Mini-extrait du mémoire « L’influence des Etats-Unis sur le droit du réseau Internet » octobre 26, 2014

Les appel de l’ICANN à une plus grande indépendance

Malgré la dépendance « historique » de l’ICANN vis-à-vis des États-Unis, l’association souhaite acquérir une véritable indépendance. Les récentes révélations relatives au programme de surveillance ont démontré que l’influence des États-Unis demeurait. Ainsi, plusieurs puissances régionales, dont l’Union européenne, souhaitent une plus grande indépendance de l’ICANN.
Le 17 novembre 2013, un « panel sur l’avenir de la coopération mondiale dans le domaine de l’Internet » a été constitué. Celui-ci regroupe notamment « différentes parties prenantes représentant les gouvernements, la société civile, le secteur privé, la communauté technique et différentes organisations »[1]. L’ICANN occupe un rôle important, puisqu’elle a « servi de catalyseur pour la création de ce panel ». La première réunion s’est tenue le 13 décembre 2013. Lors de celle-ci, les membres du panel ont réaffirmé leur support pour une approche pluripartite.
La volonté d’une plus grande indépendance n’est pas uniquement reliée à la révélation d’interceptions massives de données numériques : par exemple, l’ICANN avait tenté, avant la conclusion du Joint Project Agreement, d’obtenir une plus grande indépendance. Par ailleurs, ce JPA avait été considéré comme une limitation de l’influence américaine.
Lors de son séjour à Paris, M. Fadi Chehadé s’est exprimé sur le sujet, en accordant un entretien au journal Les Échos.
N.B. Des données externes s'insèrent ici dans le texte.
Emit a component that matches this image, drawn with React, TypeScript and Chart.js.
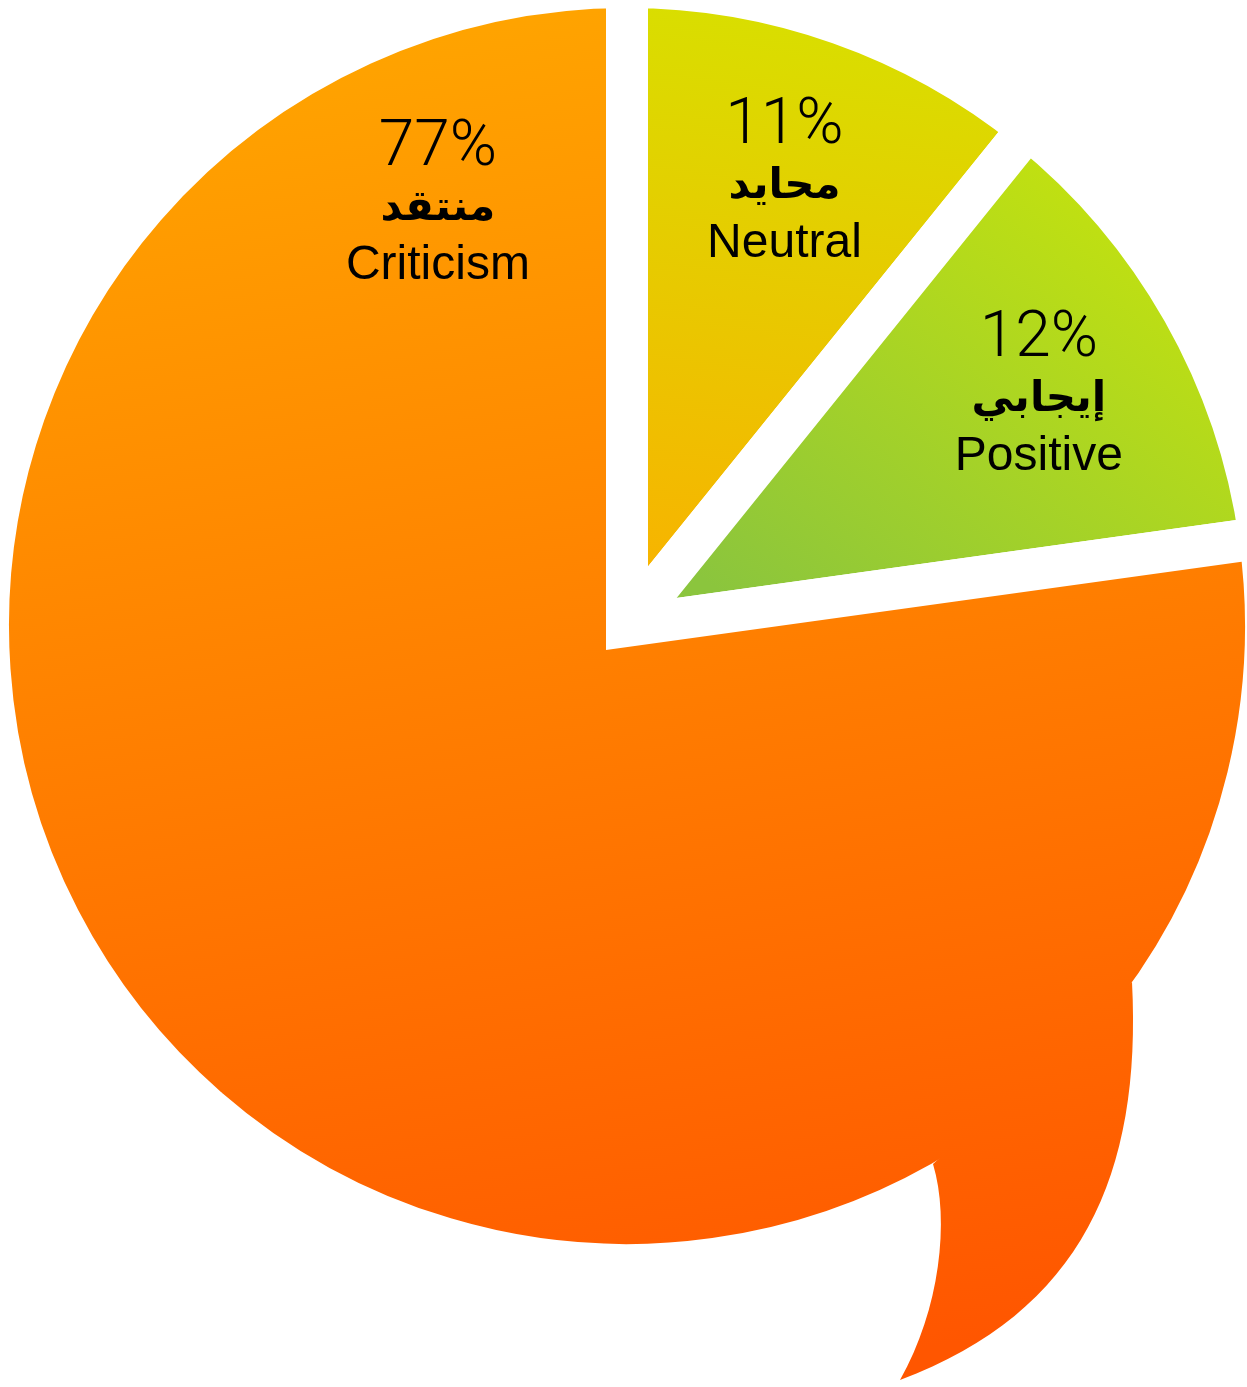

Le président de l’ICANN a souhaité une évolution, afin que l’organisme devienne une « société internationale » pouvant être basée à Genève. Le président rappelle également que le conseil d’administration a adopté un « plan de globalisation » comportant cinq étapes[2]. La consultation de la « version préliminaire de la vision, la mission et les domaines prioritaires de l’ICANN en vue de l’élaboration d’un plan stratégique sur cinq ans » révèle ainsi la véritable volonté d’indépendance. Ce document rappelle notamment que « la vision de l’ICANN est celle d’une organisation mondiale indépendante »[3].
De même, l’ICANN a signé la Déclaration de Montevideo « sur l’avenir de la coopération pour l’Internet ». Cette déclaration constitue un document majeur, notamment car les signataires sont d’éminents acteurs de l’internet, comme M. John Curran (directeur exécutif de l’ARIN – American Registry for Internet Numbers), M. Jari Arkko (président de l’IETF), Mme Lynn St-Amour (présidente et directrice exécutif de l’ISOC), ou encore M. Jeff Jaffe (directeur exécutif du W3C). La déclaration liste quatre points : les signataires ont en premier lieu souligné « l’importance d’une gestion cohérente de l’Internet au niveau mondial et mis en garde contre la fragmentation de l’Internet au niveau national ». D’autre part, ils « ont convenu de catalyser les efforts à l’échelle de la communauté globale en vue de l’évolution de la coopération multipartite de l’Internet mondial ». Les signataires ont également lancé un appel afin que la « mondialisation des fonctions de l’IANA et de l’ICANN » s’accélère. Enfin, la transition vers l’IPv6 a été abordée. Cette déclaration constitue ainsi un véritable appel à une plus grande indépendance de l’ICANN. Elle incarne également la volonté d’une « mondialisation » des « fonctions » ICANN et IANA, « afin que toutes les parties prenantes, en incluant les gouvernements participent sur un pied d’égalité ». Ainsi, dans un discours prononcé à la conférence sur le cyberespace 2013 (qui s’est déroulée à Séoul), madame Lynn St. Amour rappelle que « nous IETF avons appelé à l’accélération de la globalisation des fonctions ICANN et IANA, dans un environnement dans lequel toutes les parties, en incluant les gouvernements, participeraient dans leurs rôles respectifs ʺd’expertsʺ »[4].
Les velléités d’indépendance ne sont donc pas récentes, mais « l’affaire Snowden » semble avoir encouragé l’ICANN à réclamer avec plus de force son indépendance.

Notes

[1] ANONYME, « Constitution d’un panel de haut niveau pour étudier l’avenir de la gouvernance de l’Internet », www.icann.org, mis en ligne le 17 novembre 2013, consulté le 27 février 2014, disponible à l’adresse <http://www.icann.org/fr/news/announcements/announcement-2-17nov13-fr.htm>

[2] RAULINE (N.), « Fadi Chehade : ˮLa gouvernance d’Internet doit s’inspirer de ce qu’est Internetˮ, entretien avec M. Fadi Chehade, président de l’ICANN, www.lesechos.fr, op. cit.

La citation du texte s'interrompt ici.